Libby Callaway, principal at branding and communication agency The Callaway, and the city’s unofficial “creative mayor,” discusses what’s behind the city being a booming haven for boutiques and local talent.
Libby Callaway: Loyalty. The success of our independent retailers has everything to do with how much Nashvillians value their creative community. Many of our indies are owned and operated by local designers or natives who are committed to introducing new retail concepts to their hometown. Shoppers really respond to this dedication and innovation, and go out of their way to support their own. And you can’t discount the support these stores get from fashion-focused groups like the Nashville Fashion Alliance and Nashville Fashion Week. Both play a big part in the success of indie boutiques by promoting sales and events and advocating for folks to spend their shopping dollars locally.
WWD: What is the current state of the retail market in Nashville?
L.C.: Shopping is the most interesting in individual neighborhoods, where most of the independent multibrand and local designer boutiques are located. The big shopping is in 12South, home to the Nashville-born denim brand Imogene + Willie; the flagship for Reese Witherspoon’s women’s wear company, Draper James; local accessory designer Ceri Hoover, and musician Holly Williams’ general store concept, White’s Mercantile.
Other strong shopping pockets include East Nashville (Two Son, High Class Hillbilly, Lemon Laine), Germantown (Wilder, Poppy & Monroe, Rich Hippies); Hillsboro Village (Arcade Kids, Hey Rooster General Store), and Buchanan Street (Emil Erwin, Consider the Wldflwrs, Nisolo).

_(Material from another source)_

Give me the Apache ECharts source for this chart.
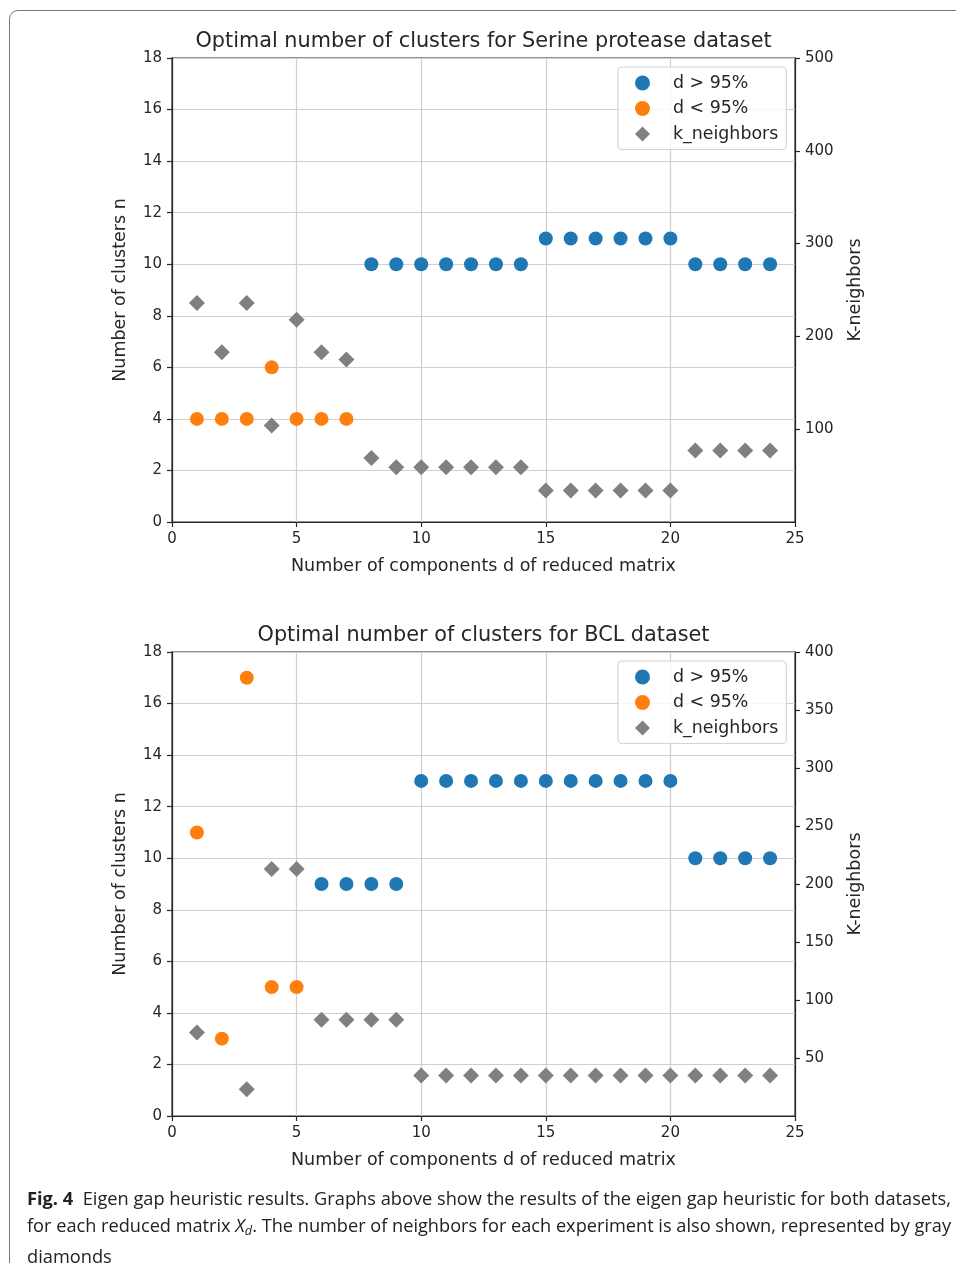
<!DOCTYPE html>
<html>
<head>
<meta charset="utf-8">
<script src="https://cdn.jsdelivr.net/npm/echarts@6/dist/echarts.min.js"></script>
<style>
  html, body { margin:0; padding:0; background:#fff; }
  #wrap { position:relative; width:956px; height:1263px; overflow:hidden; background:#fff; }
  #frame { position:absolute; left:9px; top:10px; width:1000px; height:1300px; border:1.5px solid #777; border-radius:9px; box-sizing:border-box; }
  #chart { position:absolute; left:0; top:0; width:956px; height:1263px; }
  #caption { position:absolute; left:27px; top:1185px; font-family:"Open Sans", "Noto Sans", sans-serif; font-size:18.5px; line-height:26.5px; color:#222; white-space:nowrap; }
  #caption .ln { display:block; transform-origin:0 0; width:max-content; }
</style>
</head>
<body>
<div id="wrap">
  <div id="frame"></div>
  <div id="chart"></div>
  <div id="caption">
    <span class="ln" id="l1"><b>Fig. 4</b>&nbsp; Eigen gap heuristic results. Graphs above show the results of the eigen gap heuristic for both datasets,</span>
    <span class="ln" id="l2">for each reduced matrix <i>X<sub style="font-size:70%;vertical-align:-3px;">d</sub></i>. The number of neighbors for each experiment is also shown, represented by gray</span>
    <span class="ln" id="l3">diamonds</span>
  </div>
</div>
<script>
// ---- data ----
const components = [1,2,3,4,5,6,7,8,9,10,11,12,13,14,15,16,17,18,19,20,21,22,23,24];
const xTicks = [0,5,10,15,20,25];
const seriesNames = ['d > 95%', 'd < 95%', 'k_neighbors'];

const titleSerine = 'Optimal number of clusters for Serine protease dataset';
const titleBCL = 'Optimal number of clusters for BCL dataset';

// Serine protease dataset
const serineHigh = [null,null,null,null,null,null,null,10,10,10,10,10,10,10,11,11,11,11,11,11,10,10,10,10];
const serineLow  = [4,4,4,6,4,4,4,null,null,null,null,null,null,null,null,null,null,null,null,null,null,null,null,null];
const serineK    = [236,183,236,104,218,183,175,69,59,59,59,59,59,59,34,34,34,34,34,34,77,77,77,77];
const serineKTicks = [100,200,300,400,500];

// BCL dataset
const bclHigh = [null,null,null,null,null,9,9,9,9,13,13,13,13,13,13,13,13,13,13,13,10,10,10,10];
const bclLow  = [11,3,17,5,5,null,null,null,null,null,null,null,null,null,null,null,null,null,null,null,null,null,null,null];
const bclK    = [72,null,23,213,213,83,83,83,83,35,35,35,35,35,35,35,35,35,35,35,35,35,35,35];
const bclKTicks = [50,100,150,200,250,300,350,400];

const nTicks = [0,2,4,6,8,10,12,14,16,18];

// ---- helpers ----
function pairs(vals) {
  const out = [];
  vals.forEach((v, i) => { if (v !== null) out.push([components[i], v]); });
  return out;
}

const FONT = "'DejaVu Sans', DejaVuSans, sans-serif";
const TXT = '#262626';
const AX = '#262626';
const GRIDC = '#cfcfcf';
const BLUE = '#1f77b4', ORANGE = '#ff7f0e', GRAY = '#808080';

const plots = [
  { top: 58, title: titleSerine, high: serineHigh, low: serineLow, k: serineK, kMax: 500, kInt: 100, kTicks: serineKTicks },
  { top: 652, title: titleBCL, high: bclHigh, low: bclLow, k: bclK, kMax: 400, kInt: 50, kTicks: bclKTicks }
];

const option = {
  animation: false,
  textStyle: { fontFamily: FONT },
  title: [], grid: [], xAxis: [], yAxis: [], legend: [], series: []
};

plots.forEach((p, gi) => {
  option.title.push({
    text: p.title, left: 478.5, top: p.top - 32, textAlign: 'center',
    textStyle: { fontFamily: FONT, fontSize: 20.8, fontWeight: 'normal', color: TXT }
  });
  option.grid.push({
    left: 172, top: p.top, width: 623, height: 464,
    show: true, borderColor: AX, borderWidth: 1.2, backgroundColor: 'transparent'
  });
  option.xAxis.push({
    type: 'value', gridIndex: gi, min: 0, max: 25, interval: 5,
    name: 'Number of components d of reduced matrix', nameLocation: 'middle', nameGap: 35,
    nameTextStyle: { fontFamily: FONT, fontSize: 17.5, color: TXT },
    axisLine: { show: true, onZero: false, lineStyle: { color: AX, width: 1.2 } },
    axisTick: { show: true, length: 5, lineStyle: { color: AX, width: 1.2 } },
    axisLabel: { fontFamily: FONT, fontSize: 15, color: TXT, margin: 10 },
    splitLine: { show: true, lineStyle: { color: GRIDC, width: 1.2 } }
  });
  option.yAxis.push({
    type: 'value', gridIndex: gi, position: 'left', min: 0, max: 18, interval: 2,
    name: 'Number of clusters n', nameLocation: 'middle', nameGap: 43, nameRotate: 90,
    nameTextStyle: { fontFamily: FONT, fontSize: 17.5, color: TXT },
    axisLine: { show: true, onZero: false, lineStyle: { color: AX, width: 1.2 } },
    axisTick: { show: true, length: 5, lineStyle: { color: AX, width: 1.2 } },
    axisLabel: { fontFamily: FONT, fontSize: 15, color: TXT, margin: 10 },
    splitLine: { show: true, lineStyle: { color: GRIDC, width: 1.2 } }
  });
  option.yAxis.push({
    type: 'value', gridIndex: gi, position: 'right', min: 0, max: p.kMax, interval: p.kInt,
    name: 'K-neighbors', nameLocation: 'middle', nameGap: 51, nameRotate: 90,
    nameTextStyle: { fontFamily: FONT, fontSize: 17.5, color: TXT },
    axisLine: { show: true, onZero: false, lineStyle: { color: AX, width: 1.2 } },
    axisTick: { show: true, length: 5, customValues: p.kTicks, lineStyle: { color: AX, width: 1.2 } },
    axisLabel: { fontFamily: FONT, fontSize: 15, color: TXT, margin: 10, customValues: p.kTicks,
                 formatter: v => (v === 0 ? '' : String(v)) },
    splitLine: { show: false }
  });
  option.legend.push({
    orient: 'vertical', left: 618, top: p.top + 9, selectedMode: false,
    data: [{ name: seriesNames[0], icon: 'circle' }, { name: seriesNames[1], icon: 'circle' }, { name: seriesNames[2], icon: 'diamond' }],
    itemWidth: 15, itemHeight: 15, itemGap: 8.5,
    padding: [7.5, 8, 7, 17],
    backgroundColor: 'rgba(255,255,255,0.8)', borderColor: '#d4d4d4', borderWidth: 1.2, borderRadius: 4,
    textStyle: { fontFamily: FONT, fontSize: 17.4, color: TXT, padding: [0, 0, 0, 18] }
  });
  option.series.push({
    type: 'scatter', name: seriesNames[0], xAxisIndex: gi, yAxisIndex: gi * 2,
    symbol: 'circle', symbolSize: 14, itemStyle: { color: BLUE, opacity: 1 },
    data: pairs(p.high), z: 2
  });
  option.series.push({
    type: 'scatter', name: seriesNames[1], xAxisIndex: gi, yAxisIndex: gi * 2,
    symbol: 'circle', symbolSize: 14, itemStyle: { color: ORANGE, opacity: 1 },
    data: pairs(p.low), z: 2
  });
  option.series.push({
    type: 'scatter', name: seriesNames[2], xAxisIndex: gi, yAxisIndex: gi * 2 + 1,
    symbol: 'diamond', symbolSize: 16, itemStyle: { color: GRAY, opacity: 1 },
    data: pairs(p.k), z: 3
  });
});

const chart = echarts.init(document.getElementById('chart'), null, { renderer: 'canvas' });
chart.setOption(option);

// fit caption lines to the justified width
(function () {
  const target = 924;
  const l1 = document.getElementById('l1'), l2 = document.getElementById('l2'), l3 = document.getElementById('l3');
  const s1 = target / l1.getBoundingClientRect().width;
  const s2 = target / l2.getBoundingClientRect().width;
  l1.style.transform = 'scaleX(' + s1 + ')';
  l2.style.transform = 'scaleX(' + s2 + ')';
  l3.style.transform = 'scaleX(' + s1 + ')';
})();
</script>
</body>
</html>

And I predict that in five years, everyone will be shopping in an emerging area called Wedgewood-Houston, where a former hosiery mill is being developed into a mixed-use property that hopes to draw high-end national retail.
WWD: What’s drawing local business owners to Nashville?
L.C.: Nashville is a much more “fiscally friendly” environment for new businesses than New York or Los Angeles. Plus, Nashville hasn’t lost its “it” factor: outsiders are still feeling the draw of our creative culture. The demographic that drives shopping trends here is a young one, made up of shoppers in their 20s and 30s. They are conscious consumers, with many dedicated to shopping in responsible and sustainable ways. They try to buy local and focus on craftsmanship and goods that are made in America.
WWD: How do you predict the retail market will evolve in Nashville in the coming 12-18 months?
L.C.: Like many secondary cities in the U.S., Nashville is revisiting its urban core. There’s a real push to make it easier to access our downtown amenities, including entertainment venues, the vibrant hotel scene and new shopping options. We’re going to see many more stores landing downtown, as dozens of new luxury hotels and apartment complexes open there, many with street-level retail space. One example of this is Keep Shop, the multibrand, locally focused store I’m curating in Noelle, a new hotel in the heart of downtown’s business district.
WWD: What does Keep Shop represent of Nashville’s larger market?
L.C.: We have always envisioned Keep Shop as a microcosm of the most interesting things happening in retail right now, in Nashville or anywhere else. The goal in my curation has been to create an intriguing and evolving mix of product that appeals to both locals and hotel guests who aspire to shop like a native Nashvillian.
Keep Shop is very focused on local talent. I’ve been working for over a year with our city’s top designers, artists and makers to produce exclusive products that will only be sold in our store. Additionally, we’ve gathered an eclectic assortment of men’s and women’s clothing, accessories, jewelry, home goods, publications and apothecary that’s catered to a “creative Nashville aesthetic.” We’re all about the mix at Keep Shop.
WWD: What has you the most excited in terms of retail and fashion developments lately in Nashville?
L.C.: I love how there seems to be very little divide between fashion and interiors at this point in time. One of my favorite Nashville boutiques is Wilder, a design-driven store that sells predominately home goods, but also finds cool ways to support visual and performing artists and emerging fashion designers.